Return all of the data exactly as written, without the pictures.

→ **Collected material**

==*==

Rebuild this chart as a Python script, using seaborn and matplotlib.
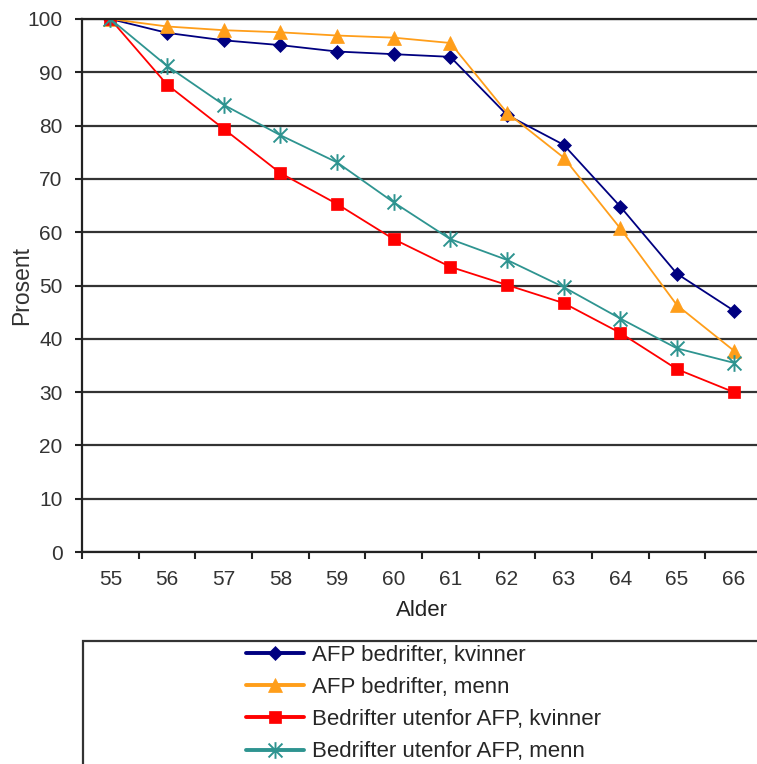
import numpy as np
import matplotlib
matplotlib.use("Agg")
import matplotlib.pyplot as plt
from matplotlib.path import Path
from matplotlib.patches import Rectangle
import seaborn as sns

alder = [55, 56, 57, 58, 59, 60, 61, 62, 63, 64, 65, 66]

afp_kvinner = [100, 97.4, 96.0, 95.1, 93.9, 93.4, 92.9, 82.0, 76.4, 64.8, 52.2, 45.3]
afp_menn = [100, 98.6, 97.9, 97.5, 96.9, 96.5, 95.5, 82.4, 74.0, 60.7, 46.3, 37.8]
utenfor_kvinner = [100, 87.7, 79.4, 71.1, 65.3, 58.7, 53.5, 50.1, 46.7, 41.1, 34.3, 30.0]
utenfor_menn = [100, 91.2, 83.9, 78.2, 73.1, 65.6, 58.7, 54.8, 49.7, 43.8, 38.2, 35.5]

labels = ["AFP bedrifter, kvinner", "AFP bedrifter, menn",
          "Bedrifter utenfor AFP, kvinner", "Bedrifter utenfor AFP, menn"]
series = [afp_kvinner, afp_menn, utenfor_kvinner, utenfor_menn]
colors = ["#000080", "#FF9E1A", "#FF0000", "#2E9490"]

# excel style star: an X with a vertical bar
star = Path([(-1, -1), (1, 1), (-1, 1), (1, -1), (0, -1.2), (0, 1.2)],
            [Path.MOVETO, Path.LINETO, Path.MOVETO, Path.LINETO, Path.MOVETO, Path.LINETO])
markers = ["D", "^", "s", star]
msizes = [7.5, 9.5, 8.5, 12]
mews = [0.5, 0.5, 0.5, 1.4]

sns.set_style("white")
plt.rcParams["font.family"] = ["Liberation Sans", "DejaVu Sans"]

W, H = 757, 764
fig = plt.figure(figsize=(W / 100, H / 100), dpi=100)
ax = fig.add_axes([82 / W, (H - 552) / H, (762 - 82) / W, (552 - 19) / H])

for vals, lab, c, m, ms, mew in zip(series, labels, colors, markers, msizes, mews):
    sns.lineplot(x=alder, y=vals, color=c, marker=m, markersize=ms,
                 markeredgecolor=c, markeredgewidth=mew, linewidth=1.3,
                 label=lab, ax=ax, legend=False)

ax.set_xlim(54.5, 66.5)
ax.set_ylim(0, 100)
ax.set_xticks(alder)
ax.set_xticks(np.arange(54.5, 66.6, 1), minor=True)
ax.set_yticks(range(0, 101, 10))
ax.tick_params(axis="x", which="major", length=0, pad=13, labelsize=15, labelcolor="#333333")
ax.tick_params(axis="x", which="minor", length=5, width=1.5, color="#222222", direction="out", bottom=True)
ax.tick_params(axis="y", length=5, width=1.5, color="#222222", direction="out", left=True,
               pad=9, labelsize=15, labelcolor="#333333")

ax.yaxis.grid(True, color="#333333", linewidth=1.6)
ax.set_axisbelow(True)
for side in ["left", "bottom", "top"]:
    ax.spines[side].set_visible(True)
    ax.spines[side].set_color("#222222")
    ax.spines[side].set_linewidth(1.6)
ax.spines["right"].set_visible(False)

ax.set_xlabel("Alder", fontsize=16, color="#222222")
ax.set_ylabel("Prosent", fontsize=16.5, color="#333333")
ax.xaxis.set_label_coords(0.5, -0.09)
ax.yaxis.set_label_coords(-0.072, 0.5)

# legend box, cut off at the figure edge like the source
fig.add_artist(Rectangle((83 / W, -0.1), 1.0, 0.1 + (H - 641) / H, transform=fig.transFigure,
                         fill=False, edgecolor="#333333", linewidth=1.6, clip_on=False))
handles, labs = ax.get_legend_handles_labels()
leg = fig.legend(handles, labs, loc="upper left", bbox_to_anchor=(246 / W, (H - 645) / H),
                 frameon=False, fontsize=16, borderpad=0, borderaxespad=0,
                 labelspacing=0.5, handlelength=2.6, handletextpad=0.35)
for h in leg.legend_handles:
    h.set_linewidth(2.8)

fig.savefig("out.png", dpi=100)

==*==

→ **Solution to the exercise**
Rebuild this chart as a Python script, using seaborn and matplotlib.
import numpy as np
import matplotlib
matplotlib.use("Agg")
import matplotlib.pyplot as plt
from matplotlib.path import Path
from matplotlib.patches import Rectangle
import seaborn as sns

alder = [55, 56, 57, 58, 59, 60, 61, 62, 63, 64, 65, 66]

afp_kvinner = [100, 97.4, 96.0, 95.1, 93.9, 93.4, 92.9, 82.0, 76.4, 64.8, 52.2, 45.3]
afp_menn = [100, 98.6, 97.9, 97.5, 96.9, 96.5, 95.5, 82.4, 74.0, 60.7, 46.3, 37.8]
utenfor_kvinner = [100, 87.7, 79.4, 71.1, 65.3, 58.7, 53.5, 50.1, 46.7, 41.1, 34.3, 30.0]
utenfor_menn = [100, 91.2, 83.9, 78.2, 73.1, 65.6, 58.7, 54.8, 49.7, 43.8, 38.2, 35.5]

labels = ["AFP bedrifter, kvinner", "AFP bedrifter, menn",
          "Bedrifter utenfor AFP, kvinner", "Bedrifter utenfor AFP, menn"]
series = [afp_kvinner, afp_menn, utenfor_kvinner, utenfor_menn]
colors = ["#000080", "#FF9E1A", "#FF0000", "#2E9490"]

# excel style star: an X with a vertical bar
star = Path([(-1, -1), (1, 1), (-1, 1), (1, -1), (0, -1.2), (0, 1.2)],
            [Path.MOVETO, Path.LINETO, Path.MOVETO, Path.LINETO, Path.MOVETO, Path.LINETO])
markers = ["D", "^", "s", star]
msizes = [7.5, 9.5, 8.5, 12]
mews = [0.5, 0.5, 0.5, 1.4]

sns.set_style("white")
plt.rcParams["font.family"] = ["Liberation Sans", "DejaVu Sans"]

W, H = 757, 764
fig = plt.figure(figsize=(W / 100, H / 100), dpi=100)
ax = fig.add_axes([82 / W, (H - 552) / H, (762 - 82) / W, (552 - 19) / H])

for vals, lab, c, m, ms, mew in zip(series, labels, colors, markers, msizes, mews):
    sns.lineplot(x=alder, y=vals, color=c, marker=m, markersize=ms,
                 markeredgecolor=c, markeredgewidth=mew, linewidth=1.3,
                 label=lab, ax=ax, legend=False)

ax.set_xlim(54.5, 66.5)
ax.set_ylim(0, 100)
ax.set_xticks(alder)
ax.set_xticks(np.arange(54.5, 66.6, 1), minor=True)
ax.set_yticks(range(0, 101, 10))
ax.tick_params(axis="x", which="major", length=0, pad=13, labelsize=15, labelcolor="#333333")
ax.tick_params(axis="x", which="minor", length=5, width=1.5, color="#222222", direction="out", bottom=True)
ax.tick_params(axis="y", length=5, width=1.5, color="#222222", direction="out", left=True,
               pad=9, labelsize=15, labelcolor="#333333")

ax.yaxis.grid(True, color="#333333", linewidth=1.6)
ax.set_axisbelow(True)
for side in ["left", "bottom", "top"]:
    ax.spines[side].set_visible(True)
    ax.spines[side].set_color("#222222")
    ax.spines[side].set_linewidth(1.6)
ax.spines["right"].set_visible(False)

ax.set_xlabel("Alder", fontsize=16, color="#222222")
ax.set_ylabel("Prosent", fontsize=16.5, color="#333333")
ax.xaxis.set_label_coords(0.5, -0.09)
ax.yaxis.set_label_coords(-0.072, 0.5)

# legend box, cut off at the figure edge like the source
fig.add_artist(Rectangle((83 / W, -0.1), 1.0, 0.1 + (H - 641) / H, transform=fig.transFigure,
                         fill=False, edgecolor="#333333", linewidth=1.6, clip_on=False))
handles, labs = ax.get_legend_handles_labels()
leg = fig.legend(handles, labs, loc="upper left", bbox_to_anchor=(246 / W, (H - 645) / H),
                 frameon=False, fontsize=16, borderpad=0, borderaxespad=0,
                 labelspacing=0.5, handlelength=2.6, handletextpad=0.35)
for h in leg.legend_handles:
    h.set_linewidth(2.8)

fig.savefig("out.png", dpi=100)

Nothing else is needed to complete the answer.